Re-mortgage to release equity
When you buy a house, you get a mortgage for the amount of money that you need to buy the house. That is the way it works, but if you bought the house 20 years ago, then the house will be worth a lot more than when you sold it.
Therefore, you will get a new mortgage on the amount of money that the house is worth now. You pay off the old mortgage and then you have the difference left over for you to do what you want with.
Now, you will have to pay the money back on the new mortgage, but it is just a way of having the money now. Yes, you will have to pay the mortgage payments for a bit longer, but you have a lump sum in your pocket now.
You will have to think long and hard if this is something that you want to do because you will have to pay interest on the mortgage that you arrange to free up the equity.
If you have decided that you want to get a new mortgage, to access the equity, then you should be careful which mortgage you chose. You should look to keep the payments the same, so that you will still be able to afford the repayments.
If you end up with more expensive payments and you haven’t used a mortgage calculator to make sure that you can afford it, you might end up missing payments and if the worst comes to the worst, then you could end up losing the house and you will have nothing.
When choosing a new mortgage to get access to the equity, you have to choose the mortgage wisely, based on the interest rates. For example, if you have $50,000 worth of equity in the house, so you re-mortgage the house, so that you can use the money for something else, but you have to pay $60,000 in interest, then you won’t have made a wise decision.
You would have leant more than you needed and you wouldn’t have made a single penny for yourself. You will have made the bank $10,000 though. Therefore, you have to make sure that the re-mortgage is worth it for you in the long run.
Simplify your lifestyle
When a trading company is at risk of being liquidated there are two things they focus on: cost savings and generating income. In other words simplifying the cost structure.
In personal finance terms this means simplifying your lifestyle. Sure, everybody would love to have the best gadgets and toys around but many people have these things at the expense acquiring extra debt which they have to pay off over years. What is the point of doing this? Usually media/peer pressure or image/reputation.
To begin to live financially free, take a look at your current expenses and see which items you currently pay for or have a loan against, such as a sports car or mobile phone contract. Ask yourself: do you really need these items? What would happen if you didn’t have these items. Start to think along these lines, and by simplifying, it will be much easier to live and reach financial freedom.
Multiple stream of passive income
When most people talk about earnings, they usually mean salary or working income. This is because from a very young age and throughout our childhood we are conditioned to “study hard to get a well paid job”. It’s no wonder that many people are struggling to be financially free. Earned income is good up to a certain point in your life – usually when you don’t have any alternative ideas on how to generate other types of income. Most people who stay in this zone, remain tied to their work. They work for their money. Rather than have money work for them.

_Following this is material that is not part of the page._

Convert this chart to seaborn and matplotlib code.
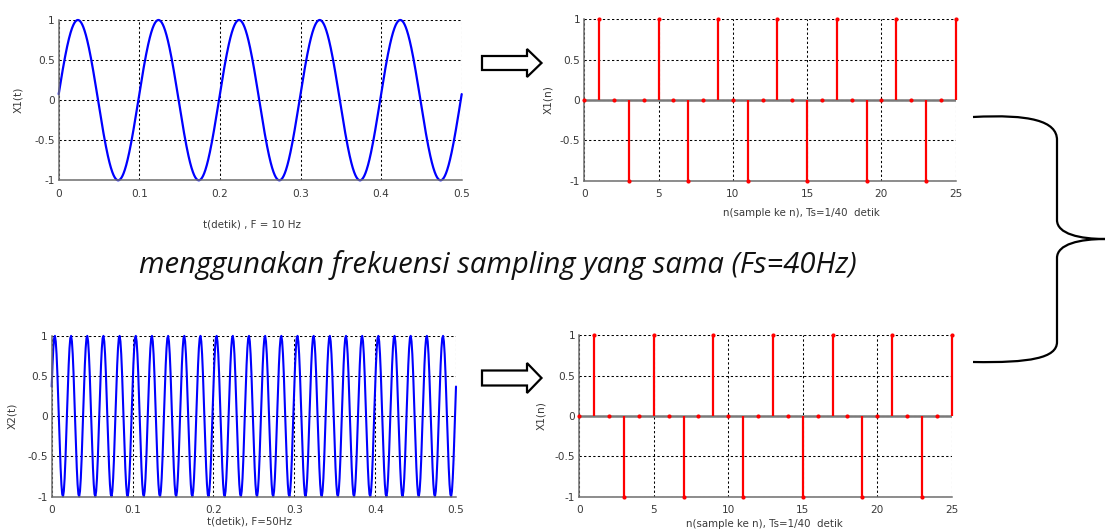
import numpy as np
import pandas as pd
import seaborn as sns
import matplotlib
matplotlib.use("Agg")
import matplotlib.pyplot as plt
from matplotlib.patches import Polygon, PathPatch
from matplotlib.path import Path

# ---------------- data ----------------
F1 = 10            # Hz, top continuous signal
F2 = 50            # Hz, bottom continuous signal
t_start = 0.0012   # s, small start offset seen in the plot
t_end = 0.5
dt = 0.001
n_samples = list(range(26))
x1_n = [0, 1, 0, -1, 0, 1, 0, -1, 0, 1, 0, -1, 0, 1, 0, -1, 0, 1, 0, -1, 0, 1, 0, -1, 0, 1]
x2_n = [0, 1, 0, -1, 0, 1, 0, -1, 0, 1, 0, -1, 0, 1, 0, -1, 0, 1, 0, -1, 0, 1, 0, -1, 0, 1]
yticks = [-1, -0.5, 0, 0.5, 1]
ytick_labels = ["-1", "-0.5", "0", "0.5", "1"]
t_ticks = [0, 0.1, 0.2, 0.3, 0.4, 0.5]
t_tick_labels = ["0", "0.1", "0.2", "0.3", "0.4", "0.5"]
n_ticks = [0, 5, 10, 15, 20, 25]
n_tick_labels = ["0", "5", "10", "15", "20", "25"]

t1 = np.linspace(0, t_end, 2001)
x1_t = np.sin(2 * np.pi * F1 * (t1 + t_start))
t2 = np.arange(0, t_end + dt / 2, dt)
x2_t = np.sin(2 * np.pi * F2 * (t2 + t_start))

df1 = pd.DataFrame({"t": t1, "x": x1_t})
df2 = pd.DataFrame({"t": t2, "x": x2_t})
ds1 = pd.DataFrame({"n": n_samples, "x": x1_n})
ds2 = pd.DataFrame({"n": n_samples, "x": x2_n})

# ---------------- style ----------------
sns.set_theme(style="white")
plt.rcParams["font.family"] = ["DejaVu Sans"]
W, H = 1106, 531
fig = plt.figure(figsize=(W / 100, H / 100), dpi=100)
fig.patch.set_facecolor("white")

TXT = "#3a3a3a"
SPINE = "#6e6e6e"


def px(x0, y0, x1, y1):
    """pixel box (top-left origin) -> figure fraction rect"""
    return [x0 / W, 1 - y1 / H, (x1 - x0) / W, (y1 - y0) / H]


def style_axes(ax, xt, xtl, xlim):
    ax.set_xlim(*xlim)
    ax.set_ylim(-1, 1)
    ax.set_xticks(xt)
    ax.set_xticklabels(xtl)
    ax.set_yticks(yticks)
    ax.set_yticklabels(ytick_labels)
    ax.tick_params(axis="both", length=0, labelsize=7.6, colors=TXT)
    ax.tick_params(axis="x", pad=6)
    ax.tick_params(axis="y", pad=3)
    ax.grid(True, color="black", linestyle=(0, (2.2, 2.2)), linewidth=0.75)
    ax.set_axisbelow(True)
    for s in ["top", "right"]:
        ax.spines[s].set_visible(False)
    for s in ["left", "bottom"]:
        ax.spines[s].set_color(SPINE)
        ax.spines[s].set_linewidth(1.1)


def set_labels(ax, xl, xpos, ylab, ypos):
    ax.set_xlabel(xl, fontsize=7.4, color=TXT, va="center")
    ax.xaxis.set_label_coords(*xpos)
    ax.set_ylabel(ylab, fontsize=7.6, color=TXT, va="center")
    ax.yaxis.set_label_coords(*ypos)


def stems(ax, d):
    ax.vlines(d["n"], 0, d["x"], color="red", linewidth=1.6, zorder=3, clip_on=False)
    ax.axhline(0, color="#7a7a7a", linewidth=1.8, zorder=2.5)
    sns.scatterplot(data=d, x="n", y="x", ax=ax, color="red", s=9,
                    edgecolor="red", linewidth=0, zorder=4, legend=False, clip_on=False)


# top-left
ax1 = fig.add_axes(px(58.7, 20, 461.7, 180.3))
sns.lineplot(data=df1, x="t", y="x", ax=ax1, color="#0000ff", linewidth=1.6, clip_on=False)
style_axes(ax1, t_ticks, t_tick_labels, (0, 0.5))
set_labels(ax1, "t(detik) , F = 10 Hz", (0.48, -0.273), "X1(t)", (-0.101, 0.5))

# top-right
ax2 = fig.add_axes(px(584.3, 19.3, 955.7, 180.7))
stems(ax2, ds1)
style_axes(ax2, n_ticks, n_tick_labels, (0, 25))
set_labels(ax2, "n(sample ke n), Ts=1/40  detik", (0.585, -0.2), "X1(n)", (-0.098, 0.5))

# bottom-left
ax3 = fig.add_axes(px(51.7, 335.7, 456, 496.7))
sns.lineplot(data=df2, x="t", y="x", ax=ax3, color="#0000ff", linewidth=1.5, clip_on=False)
style_axes(ax3, t_ticks, t_tick_labels, (0, 0.5))
set_labels(ax3, "t(detik), F=50Hz", (0.49, -0.155), "X2(t)", (-0.098, 0.5))

# bottom-right
ax4 = fig.add_axes(px(579.3, 335.3, 951.7, 496.7))
stems(ax4, ds2)
style_axes(ax4, n_ticks, n_tick_labels, (0, 25))
set_labels(ax4, "n(sample ke n), Ts=1/40  detik", (0.497, -0.169), "X1(n)", (-0.1015, 0.5))

# ---------------- annotations ----------------
fig.text(497.5 / W, 1 - 273.5 / H, "menggunakan frekuensi sampling yang sama (Fs=40Hz)",
         fontsize=21.1, style="italic", family=["Open Sans", "DejaVu Sans"],
         color="#111111", ha="center", va="baseline")


def block_arrow(cx0, cx1, cy, head_x, sh, hh):
    pts = [(cx0, cy - sh), (head_x, cy - sh), (head_x, cy - hh), (cx1, cy),
           (head_x, cy + hh), (head_x, cy + sh), (cx0, cy + sh)]
    pts = [(x / W, 1 - y / H) for x, y in pts]
    fig.patches.append(Polygon(pts, closed=True, facecolor="white", edgecolor="black",
                               linewidth=1.6, transform=fig.transFigure, figure=fig))


block_arrow(482, 541.5, 63, 527, 7, 14)
block_arrow(482, 541.5, 378, 527, 7.5, 15)

# curly brace
bp = [(973, 117), (1030, 114), (1057, 121), (1057, 140),
      (1057, 220), (1057, 234), (1080, 239), (1105, 239),
      (1080, 239), (1057, 244), (1057, 258),
      (1057, 342), (1057, 358), (1030, 363), (973, 362)]
codes = [Path.MOVETO, Path.CURVE4, Path.CURVE4, Path.CURVE4,
         Path.LINETO, Path.CURVE4, Path.CURVE4, Path.CURVE4,
         Path.CURVE4, Path.CURVE4, Path.CURVE4,
         Path.LINETO, Path.CURVE4, Path.CURVE4, Path.CURVE4]
verts = [(x / W, 1 - y / H) for x, y in bp]
fig.patches.append(PathPatch(Path(verts, codes), facecolor="none", edgecolor="black",
                             linewidth=1.6, transform=fig.transFigure, figure=fig))

fig.savefig("out.png", dpi=100, facecolor="white")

Quick question: So what generally happens when you need more income? Well, your habits will automatically have you thinking about “earning” more money. So you go out to find a second or third job. This is a sure fired way to get stressed out and becoming ill, since your have to be working to earn your money and there’s only 24 hours in any single day, so your earning potential is very limited. It’s not multiple streams of income, but rather multiple streams of passive income that is the key to financial success.